In my intranet, where hosts are in a subnet 192.168.2.0/24 and domain names in a domain mydomain, I use BIND9 as DNS, running on host intradns.mydomain , and NGINX as a webserver running on intraweb.mydomain.
I would like to rewrite all subdomains of certain public domains (spammers and trackers) using my intranet DNS to a webserver that answers every request with a 1 x 1 transparent Pixel GIF.
Note: A user has to be fully aware that the result is not the internet according to public DNS anymore but a modified view of it.
Preparations
Reserving A Private IP Address
I reserve 192.168.2.60 to redirect all unwanted spammers‘ domainnames to. It will be used to serve requests to an address-based virtual host as described below.

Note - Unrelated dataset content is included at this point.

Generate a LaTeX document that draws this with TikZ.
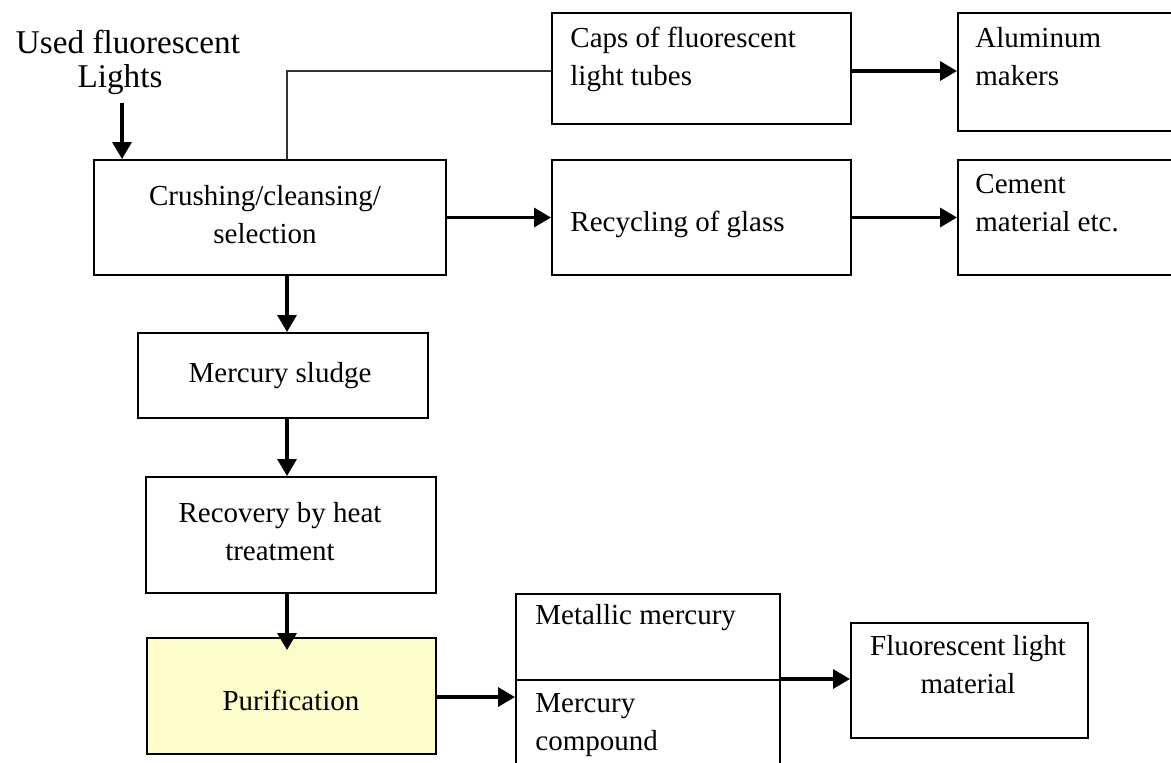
\documentclass[tikz,border=0pt]{standalone}
\usepackage{fontspec}
\setmainfont{Liberation Serif}
\usepackage{xcolor}
\usepackage{tikz}
\usetikzlibrary{arrows.meta, positioning, calc}

\tikzset{
  box/.style={draw, line width=1pt, anchor=north west, inner sep=0pt},
  txt/.style={inner sep=0pt, font=\fontsize{14.5}{18.75}\selectfont},
  flow/.style={line width=1.7pt, -{Triangle[width=9.5pt,length=8.5pt]}},
}

\begin{document}
\begin{tikzpicture}[x=0.5pt, y=-0.5pt]
    \clip (0,0) rectangle (1171,762);
    \coordinate (spine) at (287,0);
    \coordinate (caprow) at (0,71);

    % Input
    \node[txt, font=\fontsize{16.6}{17}\selectfont, align=center, anchor=base] (used) at (128,87) {Used fluorescent\\Lights\kern8pt};
    \coordinate (usedend) at (122,103);

    % Boxes
    \node[box, minimum width=176pt, minimum height=57.5pt] (crush) at (93,159) {};
    \node[box, minimum width=149.5pt, minimum height=55.5pt] (caps) at (551,12) {};
    \node[box, minimum width=120pt, minimum height=59pt] (alu) at (957,12) {};
    \node[box, minimum width=149.5pt, minimum height=57.5pt] (glass) at (551,159) {};
    \node[box, minimum width=120pt, minimum height=57.5pt] (cement) at (957,159) {};
    \node[box, minimum width=145pt, minimum height=42.5pt] (sludge) at (137,332) {};
    \node[box, minimum width=145pt, minimum height=58pt] (recov) at (145,476) {};
    \node[box, fill=yellow!20, minimum width=144.5pt, minimum height=58pt] (purif) at (146,637) {};
    \node[box, minimum width=132pt, minimum height=43pt] (metal) at (515,593) {};
    \node[box, minimum width=132pt, minimum height=50pt] (compd) at (515,679) {};
    \node[box, minimum width=118.5pt, minimum height=57.5pt] (lamp) at (850,622) {};

    % Texts (base = last line)
    \node[txt, align=center, anchor=base] at (265,243) {Crushing/cleansing/\\selection};
    \node[txt, align=left, anchor=base west] at (570,85) {Caps of fluorescent\\light tubes};
    \node[txt, align=left, anchor=base west] at (975,85) {Aluminum\\makers};
    \node[txt, anchor=base west] at (570,231) {Recycling of glass};
    \node[txt, align=left, anchor=base west] at (975,231) {Cement\\material etc.};
    \node[txt, anchor=base] at (280,382) {Mercury sludge};
    \node[txt, align=center, anchor=base] at (280,560) {Recovery by heat\\treatment};
    \node[txt, anchor=base] at (291,710) {Purification};
    \node[txt, anchor=base west] at (535,624) {Metallic mercury};
    \node[txt, align=left, anchor=base west] at (535,750) {Mercury\\compound};
    \node[txt, align=center, anchor=base] at (968,693) {Fluorescent light\\material};

    % Connectors
    \draw[flow] (usedend) -- (crush.north -| usedend);
    \draw[line width=1pt, black!80] (crush.north -| spine) |- (caps.west |- caprow);
    \draw[flow] (caps.east |- caprow) -- (alu.west |- caprow);
    \draw[flow] (crush.east |- glass.west) -- (glass.west);
    \draw[flow] (glass.east) -- (glass.east -| cement.west);
    \draw[flow] (crush.south -| spine) -- (sludge.north -| spine);
    \draw[flow] (sludge.south -| spine) -- (recov.north -| spine);
    \draw[flow, shorten >=-6.5pt] (recov.south -| spine) -- (purif.north -| spine);
    \draw[flow] (purif.east |- 0,697) -- (compd.west |- 0,697);
    \draw[flow] (compd.north east) -- (compd.north east -| lamp.west);
\end{tikzpicture}
\end{document}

A-Record for The IP Address
On intradns.mydomain, I have prepared an A-record for the dedicated IP address in my BIND9’s mydomain zonefile:
; file /var/lib/bin/db.mydomain:
; ... other entries ...
empty IN A 192.168.2.60
Additional IP Address On The Webserver
I have prepared an additional network interface for IP address 192.168.2.60 on intraweb.mydomain:
# file /etc/network/interfaces
# ... other entries ...
auto eth0:0
iface eth0:0 inet static
address 192.168.2.60
netmask 255.255.255.0
I activate the additional interface on intraweb by runnning
ifup eth0:0
Test
From a workstation where this is supposed to take effect, I test that the domain name is pointing to the reachable IP address:
~$ ping empty.mydomain
PING empty.mydomain (192.168.2.60) 56(84) bytes of data.